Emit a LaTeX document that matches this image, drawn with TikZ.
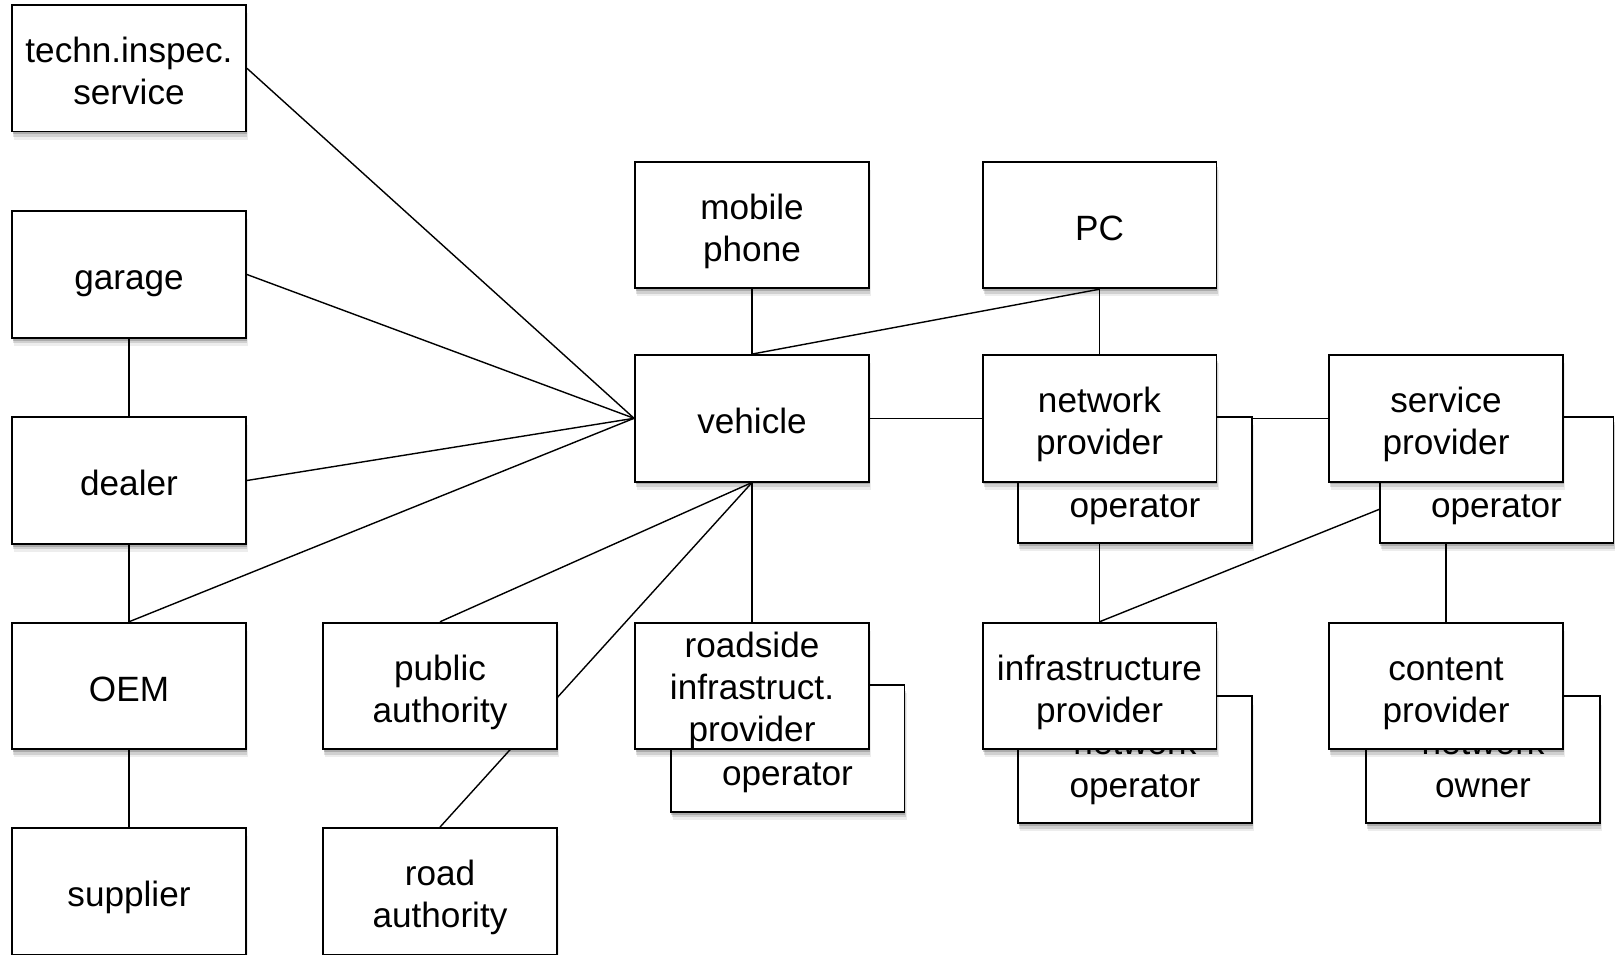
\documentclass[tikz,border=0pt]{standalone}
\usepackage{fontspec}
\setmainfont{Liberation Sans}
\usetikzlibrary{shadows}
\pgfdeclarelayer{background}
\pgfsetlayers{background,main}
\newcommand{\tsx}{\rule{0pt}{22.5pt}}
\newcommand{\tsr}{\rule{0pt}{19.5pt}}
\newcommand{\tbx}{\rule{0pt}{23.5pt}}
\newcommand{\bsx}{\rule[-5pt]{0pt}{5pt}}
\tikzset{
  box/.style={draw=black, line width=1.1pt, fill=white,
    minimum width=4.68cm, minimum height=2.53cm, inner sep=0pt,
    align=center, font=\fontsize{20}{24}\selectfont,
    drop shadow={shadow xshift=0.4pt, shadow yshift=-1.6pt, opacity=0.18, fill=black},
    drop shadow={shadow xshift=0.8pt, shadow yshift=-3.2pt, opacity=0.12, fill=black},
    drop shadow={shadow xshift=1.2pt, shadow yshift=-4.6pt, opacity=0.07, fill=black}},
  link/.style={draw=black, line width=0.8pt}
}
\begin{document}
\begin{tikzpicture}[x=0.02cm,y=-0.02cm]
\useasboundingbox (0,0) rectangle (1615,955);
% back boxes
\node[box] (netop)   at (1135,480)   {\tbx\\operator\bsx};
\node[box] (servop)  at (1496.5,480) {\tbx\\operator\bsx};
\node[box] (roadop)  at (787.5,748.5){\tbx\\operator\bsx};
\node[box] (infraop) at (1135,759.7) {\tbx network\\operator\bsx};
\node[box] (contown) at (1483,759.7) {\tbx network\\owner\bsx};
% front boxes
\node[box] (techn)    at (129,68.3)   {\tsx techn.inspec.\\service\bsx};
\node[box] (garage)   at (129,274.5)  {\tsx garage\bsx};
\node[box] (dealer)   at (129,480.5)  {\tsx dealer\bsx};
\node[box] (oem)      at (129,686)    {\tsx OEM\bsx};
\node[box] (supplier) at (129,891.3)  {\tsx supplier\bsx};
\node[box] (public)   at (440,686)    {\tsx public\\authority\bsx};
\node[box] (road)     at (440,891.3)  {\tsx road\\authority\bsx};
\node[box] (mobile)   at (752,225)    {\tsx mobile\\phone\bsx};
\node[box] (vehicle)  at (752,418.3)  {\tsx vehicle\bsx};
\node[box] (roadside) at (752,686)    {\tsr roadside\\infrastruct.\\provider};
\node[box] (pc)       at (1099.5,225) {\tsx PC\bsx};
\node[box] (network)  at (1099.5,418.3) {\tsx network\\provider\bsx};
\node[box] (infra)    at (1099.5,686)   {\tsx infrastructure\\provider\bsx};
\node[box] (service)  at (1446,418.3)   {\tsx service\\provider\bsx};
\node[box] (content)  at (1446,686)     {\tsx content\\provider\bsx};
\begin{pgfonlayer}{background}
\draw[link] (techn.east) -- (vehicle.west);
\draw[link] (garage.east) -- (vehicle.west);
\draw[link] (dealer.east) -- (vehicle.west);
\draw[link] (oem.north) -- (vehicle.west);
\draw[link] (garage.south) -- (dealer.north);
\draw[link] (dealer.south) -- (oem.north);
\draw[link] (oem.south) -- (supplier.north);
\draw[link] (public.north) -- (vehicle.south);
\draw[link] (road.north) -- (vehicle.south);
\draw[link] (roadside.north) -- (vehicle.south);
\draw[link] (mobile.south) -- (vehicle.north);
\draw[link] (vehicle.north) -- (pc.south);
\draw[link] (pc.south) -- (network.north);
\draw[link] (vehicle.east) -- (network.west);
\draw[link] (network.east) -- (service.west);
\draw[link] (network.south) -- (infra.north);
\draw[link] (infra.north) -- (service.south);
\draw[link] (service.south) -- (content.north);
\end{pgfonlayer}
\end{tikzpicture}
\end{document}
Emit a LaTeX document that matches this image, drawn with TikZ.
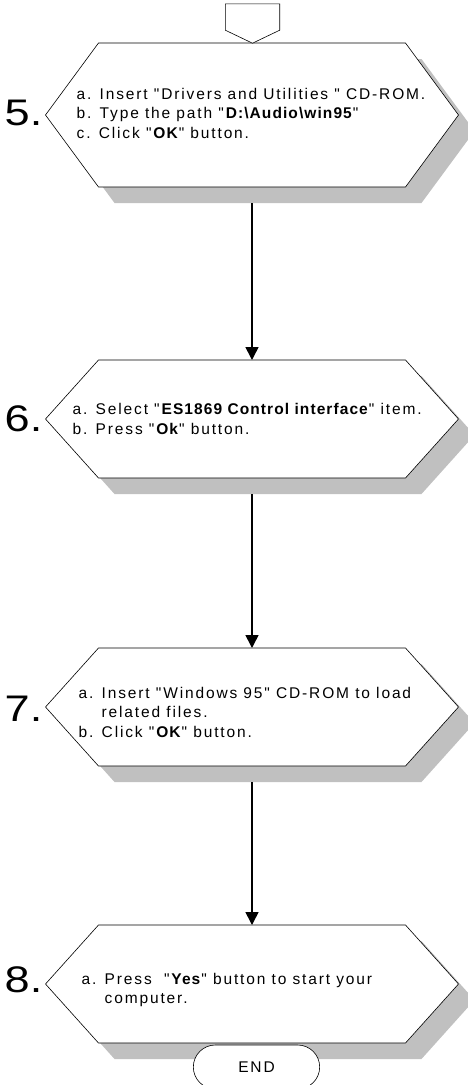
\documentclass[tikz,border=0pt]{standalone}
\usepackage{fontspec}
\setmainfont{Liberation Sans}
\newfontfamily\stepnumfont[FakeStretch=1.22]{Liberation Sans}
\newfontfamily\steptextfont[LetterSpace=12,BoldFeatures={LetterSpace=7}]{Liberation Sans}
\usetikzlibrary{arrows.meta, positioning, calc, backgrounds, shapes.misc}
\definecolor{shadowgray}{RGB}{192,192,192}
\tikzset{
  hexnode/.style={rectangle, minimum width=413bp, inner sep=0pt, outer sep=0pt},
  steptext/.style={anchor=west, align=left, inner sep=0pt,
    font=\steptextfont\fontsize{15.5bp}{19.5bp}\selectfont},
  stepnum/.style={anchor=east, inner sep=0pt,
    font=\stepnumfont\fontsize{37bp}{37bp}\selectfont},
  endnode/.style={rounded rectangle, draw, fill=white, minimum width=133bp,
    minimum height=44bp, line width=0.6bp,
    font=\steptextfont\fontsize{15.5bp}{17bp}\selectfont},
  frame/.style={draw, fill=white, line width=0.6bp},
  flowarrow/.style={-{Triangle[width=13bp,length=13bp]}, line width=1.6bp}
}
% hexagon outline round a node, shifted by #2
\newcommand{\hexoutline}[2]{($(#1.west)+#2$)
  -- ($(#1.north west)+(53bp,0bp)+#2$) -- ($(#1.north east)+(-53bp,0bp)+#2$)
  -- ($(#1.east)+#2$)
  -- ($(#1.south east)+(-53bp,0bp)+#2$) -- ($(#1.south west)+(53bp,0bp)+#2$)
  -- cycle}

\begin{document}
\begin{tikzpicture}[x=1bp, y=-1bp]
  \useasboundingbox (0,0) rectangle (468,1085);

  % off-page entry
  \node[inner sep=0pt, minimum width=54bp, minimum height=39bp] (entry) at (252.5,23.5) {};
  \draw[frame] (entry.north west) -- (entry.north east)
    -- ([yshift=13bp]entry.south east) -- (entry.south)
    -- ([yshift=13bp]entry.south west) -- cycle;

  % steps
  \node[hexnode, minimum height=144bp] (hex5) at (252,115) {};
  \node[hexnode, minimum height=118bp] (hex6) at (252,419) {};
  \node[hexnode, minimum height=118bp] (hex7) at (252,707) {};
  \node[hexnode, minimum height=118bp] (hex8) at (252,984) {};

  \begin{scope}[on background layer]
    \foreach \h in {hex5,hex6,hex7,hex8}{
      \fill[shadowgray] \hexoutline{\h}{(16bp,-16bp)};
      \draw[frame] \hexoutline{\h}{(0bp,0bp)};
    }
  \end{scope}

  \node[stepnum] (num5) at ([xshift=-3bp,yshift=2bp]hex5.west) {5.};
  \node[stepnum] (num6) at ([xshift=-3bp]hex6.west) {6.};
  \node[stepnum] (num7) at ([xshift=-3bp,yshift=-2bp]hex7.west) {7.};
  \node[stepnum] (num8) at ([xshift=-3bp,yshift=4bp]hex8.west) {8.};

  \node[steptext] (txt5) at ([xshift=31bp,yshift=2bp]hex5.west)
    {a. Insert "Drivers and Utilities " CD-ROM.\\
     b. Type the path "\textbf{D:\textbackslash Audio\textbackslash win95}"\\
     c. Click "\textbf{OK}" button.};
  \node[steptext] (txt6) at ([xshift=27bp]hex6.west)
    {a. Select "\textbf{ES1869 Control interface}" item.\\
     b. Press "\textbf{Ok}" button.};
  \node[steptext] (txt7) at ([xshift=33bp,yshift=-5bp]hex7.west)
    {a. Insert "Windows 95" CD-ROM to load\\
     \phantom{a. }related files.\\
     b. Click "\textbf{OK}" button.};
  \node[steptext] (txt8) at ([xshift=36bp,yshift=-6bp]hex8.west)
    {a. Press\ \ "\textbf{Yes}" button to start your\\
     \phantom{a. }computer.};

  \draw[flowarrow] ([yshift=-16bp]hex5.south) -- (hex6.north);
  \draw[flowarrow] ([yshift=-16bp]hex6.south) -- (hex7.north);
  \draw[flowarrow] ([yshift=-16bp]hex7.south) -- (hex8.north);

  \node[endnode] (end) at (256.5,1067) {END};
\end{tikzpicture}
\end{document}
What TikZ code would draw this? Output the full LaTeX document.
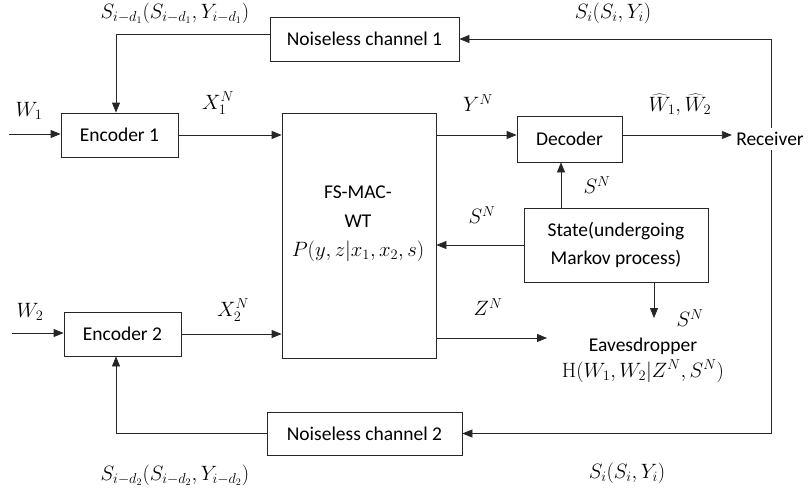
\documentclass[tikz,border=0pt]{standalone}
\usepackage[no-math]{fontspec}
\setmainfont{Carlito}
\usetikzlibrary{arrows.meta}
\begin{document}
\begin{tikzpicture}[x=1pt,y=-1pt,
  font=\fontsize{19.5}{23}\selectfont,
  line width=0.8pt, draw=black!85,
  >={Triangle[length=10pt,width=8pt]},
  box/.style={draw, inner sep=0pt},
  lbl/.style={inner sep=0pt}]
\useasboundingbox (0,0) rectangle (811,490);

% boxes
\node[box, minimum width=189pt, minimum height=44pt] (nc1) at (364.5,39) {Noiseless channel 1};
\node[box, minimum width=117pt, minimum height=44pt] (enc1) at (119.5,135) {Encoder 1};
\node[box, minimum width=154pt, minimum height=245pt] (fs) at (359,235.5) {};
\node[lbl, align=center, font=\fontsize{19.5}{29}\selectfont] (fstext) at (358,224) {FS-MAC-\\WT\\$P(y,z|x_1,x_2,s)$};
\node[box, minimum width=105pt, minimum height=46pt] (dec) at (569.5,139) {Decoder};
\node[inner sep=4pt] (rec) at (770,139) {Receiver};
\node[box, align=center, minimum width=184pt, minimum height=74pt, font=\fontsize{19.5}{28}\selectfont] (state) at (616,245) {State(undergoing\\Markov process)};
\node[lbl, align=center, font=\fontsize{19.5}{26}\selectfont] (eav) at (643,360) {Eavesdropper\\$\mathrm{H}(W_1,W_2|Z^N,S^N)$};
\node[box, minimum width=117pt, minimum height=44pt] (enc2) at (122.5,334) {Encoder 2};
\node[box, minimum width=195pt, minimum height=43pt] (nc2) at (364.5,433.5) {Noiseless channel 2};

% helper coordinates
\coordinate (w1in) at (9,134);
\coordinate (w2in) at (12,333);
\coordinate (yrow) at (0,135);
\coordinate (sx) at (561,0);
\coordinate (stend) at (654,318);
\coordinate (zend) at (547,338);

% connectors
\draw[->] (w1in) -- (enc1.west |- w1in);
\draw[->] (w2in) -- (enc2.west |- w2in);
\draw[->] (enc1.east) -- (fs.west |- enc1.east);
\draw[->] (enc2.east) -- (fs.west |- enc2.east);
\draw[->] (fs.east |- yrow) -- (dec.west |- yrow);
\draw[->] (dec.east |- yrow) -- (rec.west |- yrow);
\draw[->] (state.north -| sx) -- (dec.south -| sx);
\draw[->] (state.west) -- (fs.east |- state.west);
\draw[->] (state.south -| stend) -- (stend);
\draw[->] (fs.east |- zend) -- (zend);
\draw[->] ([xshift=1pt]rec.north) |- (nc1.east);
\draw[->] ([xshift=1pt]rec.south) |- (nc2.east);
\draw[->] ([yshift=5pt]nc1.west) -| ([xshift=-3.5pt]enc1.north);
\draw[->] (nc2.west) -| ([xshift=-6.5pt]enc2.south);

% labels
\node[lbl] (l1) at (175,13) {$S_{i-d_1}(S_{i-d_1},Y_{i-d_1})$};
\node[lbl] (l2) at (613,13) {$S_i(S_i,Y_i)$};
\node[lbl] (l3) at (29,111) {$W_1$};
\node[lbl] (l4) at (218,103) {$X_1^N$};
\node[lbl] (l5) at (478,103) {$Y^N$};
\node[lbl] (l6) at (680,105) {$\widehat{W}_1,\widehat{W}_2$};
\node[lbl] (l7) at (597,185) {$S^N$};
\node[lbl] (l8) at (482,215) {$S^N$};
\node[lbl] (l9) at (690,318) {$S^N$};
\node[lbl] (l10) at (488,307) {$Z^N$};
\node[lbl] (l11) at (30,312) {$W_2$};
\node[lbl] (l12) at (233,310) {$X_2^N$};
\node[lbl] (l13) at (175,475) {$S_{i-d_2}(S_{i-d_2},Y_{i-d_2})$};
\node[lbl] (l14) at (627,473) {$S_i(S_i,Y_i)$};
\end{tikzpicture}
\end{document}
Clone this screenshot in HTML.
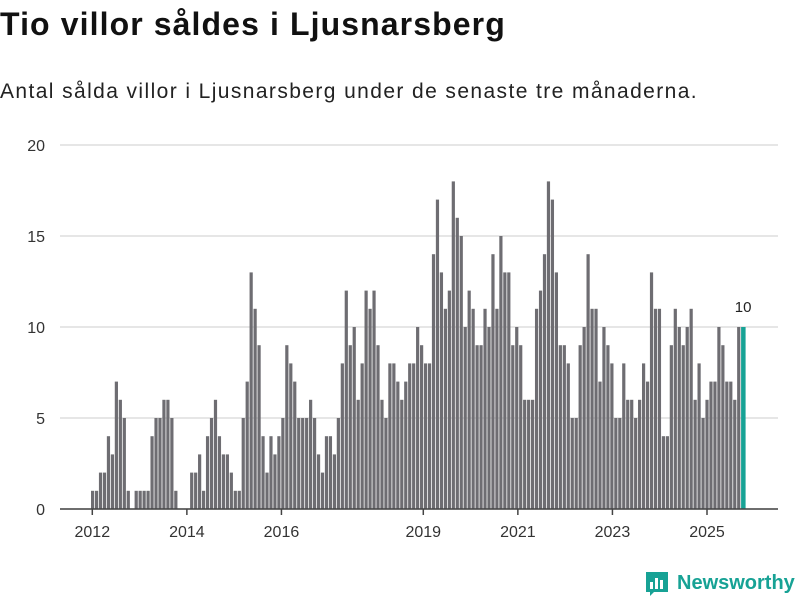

**GIVEN PROBLEM**.
From the records above, copy exactly the stretch from the line holding "What TikZ code" through the line holding "(0,0) rectangle (811,490);", both ends included, without the pictures.

**EXPECTED ANSWER**.
What TikZ code would draw this? Output the full LaTeX document.
\documentclass[tikz,border=0pt]{standalone}
\usepackage[no-math]{fontspec}
\setmainfont{Carlito}
\usetikzlibrary{arrows.meta}
\begin{document}
\begin{tikzpicture}[x=1pt,y=-1pt,
  font=\fontsize{19.5}{23}\selectfont,
  line width=0.8pt, draw=black!85,
  >={Triangle[length=10pt,width=8pt]},
  box/.style={draw, inner sep=0pt},
  lbl/.style={inner sep=0pt}]
\useasboundingbox (0,0) rectangle (811,490);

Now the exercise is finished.